Material provided.
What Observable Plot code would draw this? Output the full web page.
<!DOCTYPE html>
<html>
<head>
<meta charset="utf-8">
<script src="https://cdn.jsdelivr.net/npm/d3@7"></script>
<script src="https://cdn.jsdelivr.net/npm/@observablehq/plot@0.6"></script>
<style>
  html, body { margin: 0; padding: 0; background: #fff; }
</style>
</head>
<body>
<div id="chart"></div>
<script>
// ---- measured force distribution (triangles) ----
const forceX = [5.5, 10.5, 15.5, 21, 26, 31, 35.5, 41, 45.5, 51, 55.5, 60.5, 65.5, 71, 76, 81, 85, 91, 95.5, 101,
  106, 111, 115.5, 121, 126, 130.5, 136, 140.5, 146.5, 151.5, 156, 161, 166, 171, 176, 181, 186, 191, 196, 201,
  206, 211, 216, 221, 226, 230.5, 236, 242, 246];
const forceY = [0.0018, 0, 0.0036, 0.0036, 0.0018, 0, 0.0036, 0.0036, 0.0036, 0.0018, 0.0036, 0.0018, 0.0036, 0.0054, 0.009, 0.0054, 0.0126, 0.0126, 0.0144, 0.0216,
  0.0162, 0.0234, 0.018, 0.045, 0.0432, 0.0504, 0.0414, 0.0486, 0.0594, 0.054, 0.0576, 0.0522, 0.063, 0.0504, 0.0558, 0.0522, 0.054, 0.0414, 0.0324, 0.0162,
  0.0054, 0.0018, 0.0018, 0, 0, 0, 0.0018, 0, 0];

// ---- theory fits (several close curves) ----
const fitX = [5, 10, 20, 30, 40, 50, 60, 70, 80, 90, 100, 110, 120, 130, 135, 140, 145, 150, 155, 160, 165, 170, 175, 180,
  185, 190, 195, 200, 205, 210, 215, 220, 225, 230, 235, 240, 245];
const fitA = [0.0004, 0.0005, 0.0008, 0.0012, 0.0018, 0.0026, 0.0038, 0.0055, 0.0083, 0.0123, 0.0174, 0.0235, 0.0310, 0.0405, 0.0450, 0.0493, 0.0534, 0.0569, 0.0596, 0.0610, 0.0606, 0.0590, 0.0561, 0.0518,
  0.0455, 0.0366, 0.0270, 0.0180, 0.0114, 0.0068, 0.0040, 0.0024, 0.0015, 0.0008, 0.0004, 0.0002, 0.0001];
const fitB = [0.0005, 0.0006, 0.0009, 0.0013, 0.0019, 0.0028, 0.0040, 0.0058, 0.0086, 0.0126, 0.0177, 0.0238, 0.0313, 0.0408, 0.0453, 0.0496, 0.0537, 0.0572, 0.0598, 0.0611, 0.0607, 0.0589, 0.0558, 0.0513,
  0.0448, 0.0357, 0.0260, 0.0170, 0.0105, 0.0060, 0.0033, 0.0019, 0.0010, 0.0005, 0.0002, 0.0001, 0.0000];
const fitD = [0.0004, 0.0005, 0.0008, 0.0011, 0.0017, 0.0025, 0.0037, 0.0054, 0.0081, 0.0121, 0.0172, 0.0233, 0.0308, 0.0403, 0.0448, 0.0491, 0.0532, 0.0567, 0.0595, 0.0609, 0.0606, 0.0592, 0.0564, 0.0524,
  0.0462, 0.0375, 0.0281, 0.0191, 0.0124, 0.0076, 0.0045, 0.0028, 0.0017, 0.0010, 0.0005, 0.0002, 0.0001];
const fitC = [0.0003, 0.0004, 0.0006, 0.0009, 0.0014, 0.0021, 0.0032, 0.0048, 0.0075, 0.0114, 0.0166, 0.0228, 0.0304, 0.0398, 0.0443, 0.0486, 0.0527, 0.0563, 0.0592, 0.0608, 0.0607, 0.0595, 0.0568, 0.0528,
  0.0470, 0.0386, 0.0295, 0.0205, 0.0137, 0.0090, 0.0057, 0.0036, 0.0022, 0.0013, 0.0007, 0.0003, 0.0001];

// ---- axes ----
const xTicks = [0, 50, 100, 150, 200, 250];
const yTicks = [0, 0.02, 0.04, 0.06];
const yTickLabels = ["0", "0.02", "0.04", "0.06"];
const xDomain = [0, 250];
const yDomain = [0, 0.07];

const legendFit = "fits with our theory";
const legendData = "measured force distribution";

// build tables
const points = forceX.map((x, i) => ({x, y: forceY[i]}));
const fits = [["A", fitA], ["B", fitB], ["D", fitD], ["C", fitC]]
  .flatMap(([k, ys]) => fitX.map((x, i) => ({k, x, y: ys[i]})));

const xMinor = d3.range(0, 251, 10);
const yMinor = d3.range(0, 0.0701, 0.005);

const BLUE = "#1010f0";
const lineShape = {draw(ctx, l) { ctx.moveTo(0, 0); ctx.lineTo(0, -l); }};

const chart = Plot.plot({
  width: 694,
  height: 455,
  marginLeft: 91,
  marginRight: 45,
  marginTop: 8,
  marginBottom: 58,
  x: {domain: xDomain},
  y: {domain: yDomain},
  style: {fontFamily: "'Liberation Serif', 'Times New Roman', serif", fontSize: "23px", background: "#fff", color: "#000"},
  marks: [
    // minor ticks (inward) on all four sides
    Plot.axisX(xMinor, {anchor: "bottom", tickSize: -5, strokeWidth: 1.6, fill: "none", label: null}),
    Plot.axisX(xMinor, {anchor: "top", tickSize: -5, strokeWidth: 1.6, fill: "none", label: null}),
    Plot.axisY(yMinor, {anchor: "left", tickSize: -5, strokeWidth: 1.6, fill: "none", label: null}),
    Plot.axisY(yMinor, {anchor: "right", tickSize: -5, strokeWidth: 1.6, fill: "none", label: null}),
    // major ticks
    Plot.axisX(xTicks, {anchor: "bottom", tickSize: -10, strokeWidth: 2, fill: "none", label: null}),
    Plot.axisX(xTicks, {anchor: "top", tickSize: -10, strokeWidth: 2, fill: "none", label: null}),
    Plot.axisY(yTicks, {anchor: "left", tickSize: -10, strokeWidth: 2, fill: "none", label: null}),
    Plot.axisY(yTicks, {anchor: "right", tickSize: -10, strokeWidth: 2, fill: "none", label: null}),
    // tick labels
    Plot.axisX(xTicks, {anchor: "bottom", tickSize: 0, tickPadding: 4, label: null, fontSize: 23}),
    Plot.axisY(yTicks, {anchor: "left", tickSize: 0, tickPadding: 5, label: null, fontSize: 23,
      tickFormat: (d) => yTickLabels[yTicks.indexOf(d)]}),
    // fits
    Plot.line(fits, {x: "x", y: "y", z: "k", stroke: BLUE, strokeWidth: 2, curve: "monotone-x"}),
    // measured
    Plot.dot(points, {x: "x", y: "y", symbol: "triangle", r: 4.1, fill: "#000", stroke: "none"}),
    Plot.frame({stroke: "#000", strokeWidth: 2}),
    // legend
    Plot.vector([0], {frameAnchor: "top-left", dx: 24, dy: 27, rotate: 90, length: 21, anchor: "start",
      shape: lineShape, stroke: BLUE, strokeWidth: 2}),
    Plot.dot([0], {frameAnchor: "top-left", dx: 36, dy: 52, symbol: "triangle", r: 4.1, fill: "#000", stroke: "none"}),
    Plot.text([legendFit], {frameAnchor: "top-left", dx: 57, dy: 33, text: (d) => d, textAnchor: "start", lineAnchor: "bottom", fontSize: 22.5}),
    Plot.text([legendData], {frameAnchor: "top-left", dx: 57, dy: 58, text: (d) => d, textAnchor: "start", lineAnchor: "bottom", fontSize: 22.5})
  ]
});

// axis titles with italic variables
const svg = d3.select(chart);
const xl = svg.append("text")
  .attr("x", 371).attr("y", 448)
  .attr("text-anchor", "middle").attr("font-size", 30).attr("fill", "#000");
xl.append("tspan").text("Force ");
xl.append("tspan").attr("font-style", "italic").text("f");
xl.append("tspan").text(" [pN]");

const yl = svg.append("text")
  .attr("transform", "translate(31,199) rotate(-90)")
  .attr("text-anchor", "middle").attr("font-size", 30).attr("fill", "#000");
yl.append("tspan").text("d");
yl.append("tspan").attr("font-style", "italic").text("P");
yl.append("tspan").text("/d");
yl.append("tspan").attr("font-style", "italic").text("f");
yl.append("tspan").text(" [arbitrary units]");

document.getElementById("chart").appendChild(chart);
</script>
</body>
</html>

Task brief.
Identify each line of the material where the word "draw" shows up, and copy it.

Response.
What Observable Plot code would draw this? Output the full web page.
const lineShape = {draw(ctx, l) { ctx.moveTo(0, 0); ctx.lineTo(0, -l); }};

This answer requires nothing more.